Yasanın toplumu kutuplaştırarak geçirmeye çalıştıklarının altını çizen Özinanır, “Tutmadı bu sefer. Neoliberalizmin bencil dünyasında, her gün nefretle zehirlenen kitleler; bu sefer onlara beklediklerini vermeyerek umudu büyüttü. Milyonlarca insan ‘dostlarımızı vermiyoruz’ sloganı altında kenetlendi. İktidar kendi tabanında bile eleştiriyle karşılaştı. Buna rağmen tarihte ender görülecek bir karalama kampanyasıyla bu yasayı geçirmeye çalıştı. Başka ülkelerde yaşanan olayları burada yaşanıyormuş gibi göstermek, tek elden yönetilen sahte hesaplardan nefret saçmak, katliam yasasına karşı çıkanları ‘tuzu kuru’ olarak göstermek, tetikçi medyanın 100 yılı aşkın birikimini buraya kanalize etmek, vekilleri ve yaşam savunucularını düşmanlaştırmak gibi her yöntemi denedi. Sökmedi. Sakarya’dan Kuğulu’ya, Kadıköy’den tüm kentlere yayılan yaşatma kararlılığıyla karşılandı her hamlesi. Yetmedi meclise giriş yasağı ilan etti. Aceleyle bu kanlı yasayı geçirdi. Geçirdi ama geçirdiğiyle kalacak. Yasayı sokakta biz yazacağız. Her açıdan kabul edilemez olan bu yasayı tanımıyoruz” ifadelerini aktardı.
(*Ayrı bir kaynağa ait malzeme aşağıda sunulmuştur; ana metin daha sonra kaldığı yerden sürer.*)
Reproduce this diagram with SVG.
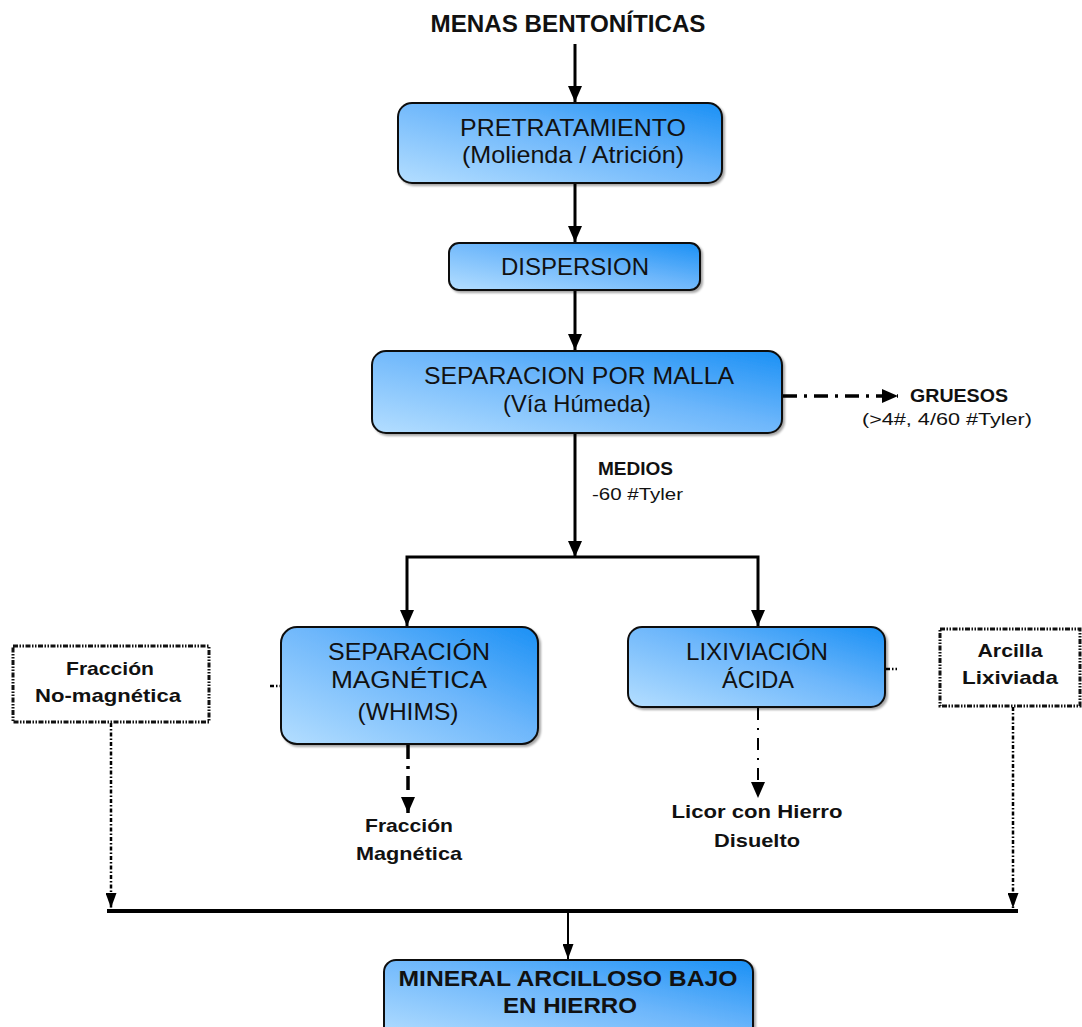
<svg xmlns="http://www.w3.org/2000/svg" width="1082" height="1027" viewBox="0 0 1082 1027">
  <defs>
    <linearGradient id="boxFill" x1="0" y1="1" x2="1" y2="0">
      <stop offset="0" stop-color="#b4deff"/>
      <stop offset="0.55" stop-color="#6cb6fb"/>
      <stop offset="1" stop-color="#1a90f5"/>
    </linearGradient>
    <filter id="shadow" x="-5%" y="-5%" width="112%" height="120%">
      <feDropShadow dx="2" dy="2" stdDeviation="1.2" flood-color="#000" flood-opacity="0.35"/>
    </filter>
    <!-- heavy arrowhead, tip at the path end -->
    <marker id="arrow" markerUnits="userSpaceOnUse" viewBox="0 0 16 14" markerWidth="16" markerHeight="14" refX="16" refY="7" orient="auto-start-reverse">
      <path d="M0,0 L16,7 L0,14 Z" fill="#000"/>
    </marker>
    <!-- small arrowhead for the thin and dotted lines -->
    <marker id="arrowS" markerUnits="userSpaceOnUse" viewBox="0 0 15 11" markerWidth="15" markerHeight="11" refX="15" refY="5.5" orient="auto">
      <path d="M0,0 L15,5.5 L0,11 Z" fill="#000"/>
    </marker>
  </defs>
  <style>
    .box { fill: url(#boxFill); stroke: #111; stroke-width: 2; filter: url(#shadow); }
    .dotbox { fill: #fff; stroke: #111; stroke-width: 3; stroke-dasharray: 5 1.5 1.5 1.5 1.5 1.5; }
    .t { font-family: "Liberation Sans", Arial, sans-serif; fill: #111; text-anchor: middle; }
    .reg { font-size: 24px; }
    .bold { font-weight: bold; }
    .lbl { font-size: 19px; font-weight: bold; }
    .small { font-size: 17px; }
    .line { stroke: #000; stroke-width: 3; fill: none; }
    .thin { stroke: #000; stroke-width: 2; fill: none; }
    .dashdot { stroke: #000; stroke-width: 3.5; fill: none; stroke-dasharray: 14 7 3 7; }
    .dashdotThin { stroke: #000; stroke-width: 2; fill: none; stroke-dasharray: 12 8 2 8; }
    .dotted { stroke: #000; stroke-width: 2.5; fill: none; stroke-dasharray: 4 2 1.5 2; }
  </style>

  <!-- source material label -->
  <g id="menas">
    <text class="t bold" x="568" y="32" font-size="23" textLength="275" lengthAdjust="spacingAndGlyphs">MENAS BENTONÍTICAS</text>
  </g>

  <!-- connectors -->
  <g id="connectors">
    <line class="line" x1="575" y1="44" x2="575" y2="102" marker-end="url(#arrow)"/>
    <line class="line" x1="575" y1="184" x2="575" y2="242" marker-end="url(#arrow)"/>
    <line class="line" x1="575" y1="291" x2="575" y2="350" marker-end="url(#arrow)"/>
    <line class="dashdot" x1="783" y1="396" x2="898" y2="396" marker-end="url(#arrow)"/>
    <line class="line" x1="575" y1="434" x2="575" y2="557" marker-end="url(#arrow)"/>
    <polyline class="line" points="407,626 407,557 758,557 758,626" marker-start="url(#arrow)" marker-end="url(#arrow)"/>
    <line class="dashdot" x1="408" y1="745" x2="408" y2="813" marker-end="url(#arrow)"/>
    <line class="dashdotThin" x1="758" y1="708" x2="758" y2="798" marker-end="url(#arrow)"/>
    <line class="dotted" x1="270" y1="686" x2="281" y2="686"/>
    <line class="dotted" x1="886" y1="669" x2="897" y2="669"/>
    <line class="dotted" x1="111" y1="723" x2="111" y2="908" marker-end="url(#arrowS)"/>
    <line class="dotted" x1="1013" y1="707" x2="1013" y2="908" marker-end="url(#arrowS)"/>
    <line stroke="#000" stroke-width="4" x1="107" y1="911" x2="1018" y2="911"/>
    <line class="thin" x1="568" y1="912" x2="568" y2="959" marker-end="url(#arrowS)"/>
  </g>

  <g id="pretratamiento">
    <rect class="box" x="398" y="103" width="324" height="80" rx="14"/>
    <text class="t reg" x="573" y="136" textLength="226" lengthAdjust="spacingAndGlyphs">PRETRATAMIENTO</text>
    <text class="t reg" x="573" y="163" textLength="222" lengthAdjust="spacingAndGlyphs">(Molienda / Atrición)</text>
  </g>

  <g id="dispersion">
    <rect class="box" x="449" y="243" width="251" height="47" rx="10"/>
    <text class="t reg" x="575" y="275" textLength="148" lengthAdjust="spacingAndGlyphs">DISPERSION</text>
  </g>

  <g id="separacion-malla">
    <rect class="box" x="372" y="351" width="410" height="82" rx="14"/>
    <text class="t reg" x="579" y="384" textLength="310" lengthAdjust="spacingAndGlyphs">SEPARACION POR MALLA</text>
    <text class="t reg" x="577" y="412" textLength="148" lengthAdjust="spacingAndGlyphs">(Vía Húmeda)</text>
  </g>

  <g id="gruesos">
    <text class="t lbl" x="910" y="402" style="text-anchor:start" textLength="98" lengthAdjust="spacingAndGlyphs">GRUESOS</text>
    <text class="t small" x="947" y="425" textLength="170" lengthAdjust="spacingAndGlyphs">(&gt;4#, 4/60 #Tyler)</text>
  </g>

  <g id="medios">
    <text class="t lbl" x="598" y="475" style="text-anchor:start" textLength="75" lengthAdjust="spacingAndGlyphs">MEDIOS</text>
    <text class="t small" x="592" y="500" style="text-anchor:start" textLength="91" lengthAdjust="spacingAndGlyphs">-60 #Tyler</text>
  </g>

  <g id="separacion-magnetica">
    <rect class="box" x="281" y="627" width="257" height="117" rx="16"/>
    <text class="t reg" x="409" y="660" textLength="162" lengthAdjust="spacingAndGlyphs">SEPARACIÓN</text>
    <text class="t reg" x="409" y="688" textLength="156" lengthAdjust="spacingAndGlyphs">MAGNÉTICA</text>
    <text class="t reg" x="408" y="720" textLength="101" lengthAdjust="spacingAndGlyphs">(WHIMS)</text>
  </g>

  <g id="lixiviacion">
    <rect class="box" x="628" y="627" width="257" height="80" rx="14"/>
    <text class="t reg" x="757" y="660" textLength="142" lengthAdjust="spacingAndGlyphs">LIXIVIACIÓN</text>
    <text class="t reg" x="758" y="688" textLength="72" lengthAdjust="spacingAndGlyphs">ÁCIDA</text>
  </g>

  <g id="fraccion-no-magnetica">
    <rect class="dotbox" x="13" y="646" width="196" height="76"/>
    <text class="t lbl" x="110" y="675" textLength="88" lengthAdjust="spacingAndGlyphs">Fracción</text>
    <text class="t lbl" x="108" y="702" textLength="146" lengthAdjust="spacingAndGlyphs">No-magnética</text>
  </g>

  <g id="arcilla-lixiviada">
    <rect class="dotbox" x="940" y="629" width="140" height="77"/>
    <text class="t lbl" x="1010" y="657" textLength="65" lengthAdjust="spacingAndGlyphs">Arcilla</text>
    <text class="t lbl" x="1010" y="684" textLength="96" lengthAdjust="spacingAndGlyphs">Lixiviada</text>
  </g>

  <g id="fraccion-magnetica">
    <text class="t lbl" x="409" y="832" textLength="88" lengthAdjust="spacingAndGlyphs">Fracción</text>
    <text class="t lbl" x="409" y="860" textLength="106" lengthAdjust="spacingAndGlyphs">Magnética</text>
  </g>

  <g id="licor">
    <text class="t lbl" x="757" y="818" textLength="171" lengthAdjust="spacingAndGlyphs">Licor con Hierro</text>
    <text class="t lbl" x="757" y="847" textLength="86" lengthAdjust="spacingAndGlyphs">Disuelto</text>
  </g>

  <g id="mineral-final">
    <rect class="box" x="384" y="960" width="369" height="80" rx="12"/>
    <text class="t bold" x="568" y="986" font-size="22" textLength="339" lengthAdjust="spacingAndGlyphs">MINERAL ARCILLOSO BAJO</text>
    <text class="t bold" x="570" y="1013" font-size="22" textLength="134" lengthAdjust="spacingAndGlyphs">EN HIERRO</text>
  </g>
</svg>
“Soykırıma izin vermeyeceğiz”
Yasanın kendileri açısından geçerliliğinin olmadığına değinen Özinanır devamla şunları kaydetti: “Daha uygulanmadan yarattığı sonuçlara bir bakalım. Gencecik bir veteriner ‘yaşatmak için varım katletmek için değil’ diyerek intihar etti. Yani meslek etiğini, insan onurunu çiğnemek istemelerine karşı, gencecik yaşamını sonlandırdı. Tasarı gündeme geldikten sonra katillerin, canilerin eli güçlendi. Hayvana işkence, tecavüz ve öldürme olayları arttı. ‘Güvenli sokaklar’ adı altında hayvanların katlini savunanlar, sokakları caniler için güvenli hale getirdi. Adeta bir cinnet mekânına dönüştü sokaklar. Hayvanlara, kadınlara, çocuklara karşı aleni vahşet uygulanmaya başladı. Her gün sokaklarda kadınların, sokak hayvanlarının katledildiğine dair haberleri okuyoruz. Dizginlerinden boşalan katiller hayvan severlere yönelik şiddeti arttırdı. Kedi beslediği için iki kadın öldüresiye dövüldü ve kedileri katledildi. Bir binanın önüne kedi kafası bırakıldı. O kadar kolay değil. Sokakları mezbahaya çevirmenize izin vermeyeceğiz. Nefretinizi ve rantınızı alıp gideceksiniz. Dostlarımızın bir tüyünü bile vermeyeceğiz. ‘Bugünlerde her şey hem acıya hem umuda benzer’ biz umudu büyütmekten yana kullanıyoruz her zamanki gibi tercihimizi. Yasayı sokakta biz yapacağız. Sokakları nefretten arındırıp herkes için eşit ve erişilebilir hale getireceğiz. Dostlarımızın betona değen pati seslerini sokaklarımızdan eksiltmeyeceğiz. Soykırıma izin vermeyeceğiz.”